Phase 2: Internal Review and Negotiation

  • Internal Compliance Check: Ensure the draft aligns with current corporate governance standards.
  • Counterparty Review: Send the draft to the counterparty. If they propose redlines, forward them immediately to the Legal Department for review.
  • Avoid "Over-Broadening": Ensure the definition of "Confidential Information" is not so broad that it includes general industry knowledge, which makes the NDA unenforceable.
  • Verify Signatory Authority: Confirm that the person signing on behalf of the counterparty has the legal authority to bind their organization.

Phase 3: Finalization and Storage

  • Final Execution: Use an approved electronic signature platform (e.g., DocuSign, Adobe Sign) to execute the document.
  • Distribute Copies: Provide a fully executed PDF copy to both the counterparty and the internal project lead.
  • Centralized Archiving: Upload the final document to the Corporate Legal Repository with appropriate metadata (Contract Type, Counterparty Name, Expiration Date).
  • Calendar Tracking: Set a reminder 30 days prior to the expiration of the confidentiality obligation if the data remains highly sensitive.

Pro Tips & Pitfalls

  • Pitfall - The "Evergreen" Mistake: Avoid creating agreements that last "forever" unless strictly necessary, as courts are often reluctant to enforce perpetual NDAs.
  • Pro Tip - Exclusions: Always include standard exclusions (e.g., information already in the public domain, information independently developed, or information received from a third party without breach).
  • Pitfall - Scope Creep: Do not allow the NDA to become a contract for services. Keep it strictly focused on confidentiality; separate commercial terms should be addressed in a Master Services Agreement (MSA) or Statement of Work (SOW).
  • Pro Tip - Jurisdiction: Ensure the "Governing Law" clause specifies your company’s home jurisdiction to save on future legal costs in the event of a breach.

Frequently Asked Questions (FAQ)

1. Does an NDA prevent the other party from hiring our employees?
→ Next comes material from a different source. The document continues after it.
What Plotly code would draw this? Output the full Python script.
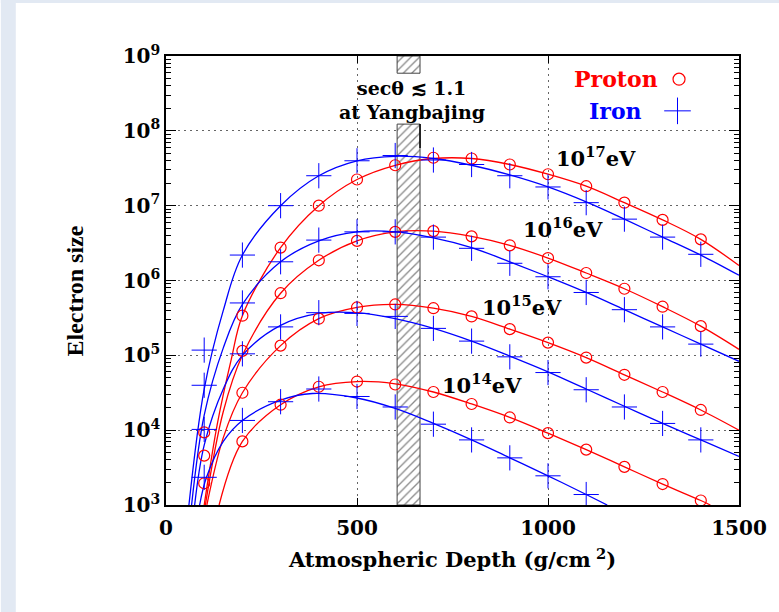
import plotly.graph_objects as go

# ---------------- data ----------------
depth = [100, 200, 300, 400, 500, 600, 700, 800, 900, 1000, 1100, 1200, 1300, 1400]

# log10(electron size) of the simulated points
proton_17 = [3.97, 5.53, 6.44, 7.00, 7.35, 7.54, 7.64, 7.63, 7.55, 7.42, 7.26, 7.04, 6.81, 6.55]
proton_16 = [3.66, 5.06, 5.83, 6.27, 6.53, 6.65, 6.66, 6.59, 6.47, 6.30, 6.10, 5.89, 5.65, 5.39]
proton_15 = [3.29, 4.50, 5.13, 5.49, 5.64, 5.68, 5.63, 5.52, 5.35, 5.17, 4.97, 4.74, 4.51, 4.27]
proton_14_depth = [200, 300, 400, 500, 600, 700, 800, 900, 1000, 1100, 1200, 1300, 1400]
proton_14 = [3.85, 4.34, 4.58, 4.65, 4.61, 4.51, 4.35, 4.17, 3.96, 3.74, 3.51, 3.28, 3.06]

iron_17 = [5.07, 6.34, 7.00, 7.40, 7.60, 7.67, 7.61, 7.55, 7.40, 7.25, 7.04, 6.82, 6.58, 6.35]
iron_16 = [4.60, 5.70, 6.25, 6.54, 6.65, 6.65, 6.58, 6.43, 6.23, 6.05, 5.84, 5.61, 5.38, 5.15]
iron_15 = [4.01, 5.02, 5.38, 5.57, 5.56, 5.52, 5.36, 5.19, 4.98, 4.77, 4.54, 4.31, 4.09, 3.87]
iron_14_depth = [100, 200, 300, 400, 500, 600, 700, 800, 900, 1000, 1100]
iron_14 = [3.37, 4.13, 4.38, 4.55, 4.45, 4.31, 4.08, 3.87, 3.63, 3.39, 3.14]

# fitted curves (knots)
pc17_x = [100, 135, 171, 200, 300, 400, 500, 600, 700, 800, 900, 1000, 1100, 1200, 1300, 1400, 1500]
pc17_y = [3.00, 4.10, 4.95, 5.53, 6.44, 7.00, 7.35, 7.54, 7.63, 7.63, 7.55, 7.42, 7.26, 7.04, 6.81, 6.55, 6.20]
pc16_x = [103, 150, 200, 300, 400, 500, 600, 700, 800, 900, 1000, 1100, 1200, 1300, 1400, 1500]
pc16_y = [3.00, 4.25, 5.00, 5.83, 6.27, 6.53, 6.65, 6.66, 6.59, 6.47, 6.30, 6.10, 5.89, 5.65, 5.39, 5.08]
pc15_x = [107, 150, 200, 300, 400, 500, 600, 700, 800, 900, 1000, 1100, 1200, 1300, 1400, 1500]
pc15_y = [3.00, 3.90, 4.50, 5.13, 5.49, 5.64, 5.68, 5.63, 5.52, 5.35, 5.17, 4.97, 4.74, 4.51, 4.27, 4.00]
pc14_x = [139, 200, 300, 400, 500, 600, 700, 800, 900, 1000, 1100, 1200, 1300, 1400, 1425]
pc14_y = [3.00, 3.85, 4.34, 4.58, 4.65, 4.62, 4.51, 4.35, 4.17, 3.96, 3.74, 3.51, 3.28, 3.06, 3.00]

ic17_x = [60, 100, 150, 200, 300, 400, 500, 600, 700, 800, 900, 1000, 1100, 1200, 1300, 1400, 1500]
ic17_y = [3.00, 4.55, 5.60, 6.34, 7.00, 7.40, 7.60, 7.66, 7.63, 7.54, 7.41, 7.25, 7.05, 6.82, 6.58, 6.34, 6.07]
ic16_x = [67, 100, 150, 200, 300, 400, 500, 600, 700, 800, 900, 1000, 1100, 1200, 1300, 1400, 1500]
ic16_y = [3.00, 4.20, 5.10, 5.68, 6.25, 6.53, 6.65, 6.65, 6.57, 6.44, 6.25, 6.05, 5.84, 5.61, 5.38, 5.15, 4.92]
ic15_x = [75, 100, 150, 200, 300, 400, 500, 600, 700, 800, 900, 1000, 1100, 1200, 1300, 1400, 1500]
ic15_y = [3.00, 3.80, 4.55, 5.00, 5.40, 5.56, 5.57, 5.49, 5.36, 5.19, 4.99, 4.78, 4.55, 4.32, 4.09, 3.87, 3.65]
ic14_x = [88, 106, 150, 200, 300, 383, 500, 600, 700, 800, 900, 1000, 1100, 1155]
ic14_y = [3.00, 3.37, 3.85, 4.13, 4.40, 4.49, 4.43, 4.29, 4.09, 3.87, 3.63, 3.39, 3.14, 3.00]

band_x = [605, 665]          # Yangbajing depth band (g/cm2)
band_gap = [8.09, 8.77]      # log10 range left free for the label

energy_labels = ["10<sup>17</sup>eV", "10<sup>16</sup>eV", "10<sup>15</sup>eV", "10<sup>14</sup>eV"]
energy_label_x = [1015, 929, 822, 718]
energy_label_y = [7.65, 6.70, 5.66, 4.62]

x_ticks = [0, 500, 1000, 1500]
y_ticks = [3, 4, 5, 6, 7, 8, 9]

RED = "#ff0000"
BLUE = "#0000ff"
SERIF = "DejaVu Serif"

def lin(v):
    return [10 ** a for a in v]

fig = go.Figure()

# hatched band (two pieces, interrupted by the label)
for lo, hi in [(3.0, band_gap[0]), (band_gap[1], 9.0)]:
    fig.add_trace(go.Scatter(
        x=[band_x[0], band_x[1], band_x[1], band_x[0], band_x[0]],
        y=lin([lo, lo, hi, hi, lo]),
        mode="lines", fill="toself",
        line=dict(color="#444444", width=1),
        fillcolor="white",
        fillpattern=dict(shape="/", size=6, solidity=0.22, fgcolor="#111111", bgcolor="white"),
        hoverinfo="skip", showlegend=False))

# curves
for cx, cy, col in [(pc17_x, pc17_y, RED), (pc16_x, pc16_y, RED), (pc15_x, pc15_y, RED), (pc14_x, pc14_y, RED),
                    (ic17_x, ic17_y, BLUE), (ic16_x, ic16_y, BLUE), (ic15_x, ic15_y, BLUE), (ic14_x, ic14_y, BLUE)]:
    fig.add_trace(go.Scatter(x=cx, y=lin(cy), mode="lines", line=dict(color=col, width=1.3, shape="spline", smoothing=1.0),
                             hoverinfo="skip", showlegend=False))

# markers
circle = dict(symbol="circle-open", size=11, color=RED, line=dict(color=RED, width=1.2))
cross = dict(symbol="cross-thin-open", size=18, color=BLUE, line=dict(color=BLUE, width=1))
for xs, ys in [(depth, proton_17), (depth, proton_16), (depth, proton_15), (proton_14_depth, proton_14)]:
    fig.add_trace(go.Scatter(x=xs, y=lin(ys), mode="markers", marker=circle, showlegend=False))
for xs, ys in [(depth, iron_17), (depth, iron_16), (depth, iron_15), (iron_14_depth, iron_14)]:
    fig.add_trace(go.Scatter(x=xs, y=lin(ys), mode="markers", marker=cross, showlegend=False))

# legend symbols
fig.add_trace(go.Scatter(x=[1343], y=[10 ** 8.69], mode="markers",
                         marker=dict(symbol="circle-open", size=12, color=RED, line=dict(color=RED, width=1.2)),
                         showlegend=False, hoverinfo="skip"))
fig.add_trace(go.Scatter(x=[1339], y=[10 ** 8.267], mode="markers",
                         marker=dict(symbol="cross-thin-open", size=19, color=BLUE, line=dict(color=BLUE, width=1)),
                         showlegend=False, hoverinfo="skip"))

annotations = []
annotations.append(dict(x=1177, y=8.69, text="Proton", showarrow=False, xanchor="center", yanchor="middle",
                        font=dict(family=SERIF, size=22, color=RED, weight="bold")))
annotations.append(dict(x=1177, y=8.267, text="Iron", showarrow=False, xanchor="center", yanchor="middle",
                        font=dict(family=SERIF, size=22, color=BLUE, weight="bold")))
annotations.append(dict(x=643, y=8.57, text="secθ ≲ 1.1", showarrow=False, xanchor="center", yanchor="middle",
                        font=dict(family=SERIF, size=19, color="black", weight="bold")))
annotations.append(dict(x=643, y=8.25, text="at Yangbajing", showarrow=False, xanchor="center", yanchor="middle",
                        font=dict(family=SERIF, size=19, color="black", weight="bold")))
for t, lx, ly in zip(energy_labels, energy_label_x, energy_label_y):
    annotations.append(dict(x=lx, y=ly, text=t, showarrow=False, xanchor="left", yanchor="middle",
                            font=dict(family=SERIF, size=21, color="black", weight="bold")))
# y axis title
annotations.append(dict(xref="paper", yref="paper", x=(75 - 166) / 576, y=(505 - 291) / 449, text="Electron size",
                        textangle=-90, showarrow=False, xanchor="center", yanchor="middle",
                        font=dict(family="Liberation Serif", size=24, color="black", weight="bold")))

shapes = [
    # light slide background strips at left and top
    dict(type="rect", xref="paper", yref="paper", x0=-0.2882, x1=(15 - 166) / 576, y0=-0.24, y1=1.13,
         fillcolor="#e2e9f3", line=dict(width=0), layer="below"),
    dict(type="rect", xref="paper", yref="paper", x0=-0.2882, x1=1.07, y0=(505 - 3) / 449, y1=1.13,
         fillcolor="#e2e9f3", line=dict(width=0), layer="below"),
    # short black marker line at band edge
    dict(type="line", xref="x", yref="y", x0=665, x1=665, y0=10 ** 8.09, y1=10 ** 7.77,
         line=dict(color="black", width=1.5)),
]

GRID_DASH = "2px,4px"

fig.update_layout(
    width=779, height=612,
    margin=dict(l=166, r=37, t=56, b=107),
    paper_bgcolor="white", plot_bgcolor="white",
    annotations=annotations, shapes=shapes,
    xaxis=dict(range=[0, 1500], tickmode="array", tickvals=x_ticks, ticks="inside", ticklen=7,
               tickcolor="black", showline=True, linecolor="black", linewidth=1.5, mirror="allticks",
               showgrid=True, gridcolor="#666666", griddash=GRID_DASH, gridwidth=1, zeroline=False,
               ticklabelstandoff=4,
               tickfont=dict(family=SERIF, size=20, color="black", weight="bold"),
               title=dict(text="Atmospheric Depth (g/cm<sup> 2</sup>)", standoff=14,
                          font=dict(family=SERIF, size=21, color="black", weight="bold"))),
    yaxis=dict(type="log", range=[3, 9], tickmode="array", tickvals=lin(y_ticks),
               ticktext=["10<sup>%d</sup>" % v for v in y_ticks], ticks="inside", ticklen=10,
               tickcolor="black", showline=True, linecolor="black", linewidth=1.5, mirror="allticks",
               showgrid=True, gridcolor="#666666", griddash=GRID_DASH, gridwidth=1, zeroline=False,
               minor=dict(ticks="inside", ticklen=5, tickcolor="black", dtick="D1", showgrid=False),
               tickfont=dict(family=SERIF, size=20, color="black", weight="bold")),
    showlegend=False,
)

fig.write_html("out.html")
No. A standard NDA covers information exchange. If you need to prevent poaching, you must include a separate "Non-Solicitation" clause.

2. Can I sign an NDA on behalf of my department? Only individuals with specific "Signatory Authority" as defined in the Corporate Delegation of Authority policy may sign legal agreements. Check with your manager or Legal before signing.

3. What should I do if the counterparty refuses to sign our template? Notify the Legal Department immediately. Do not agree to their version without a formal legal review, as external templates may contain "hidden" liability clauses or unfavorable indemnity requirements.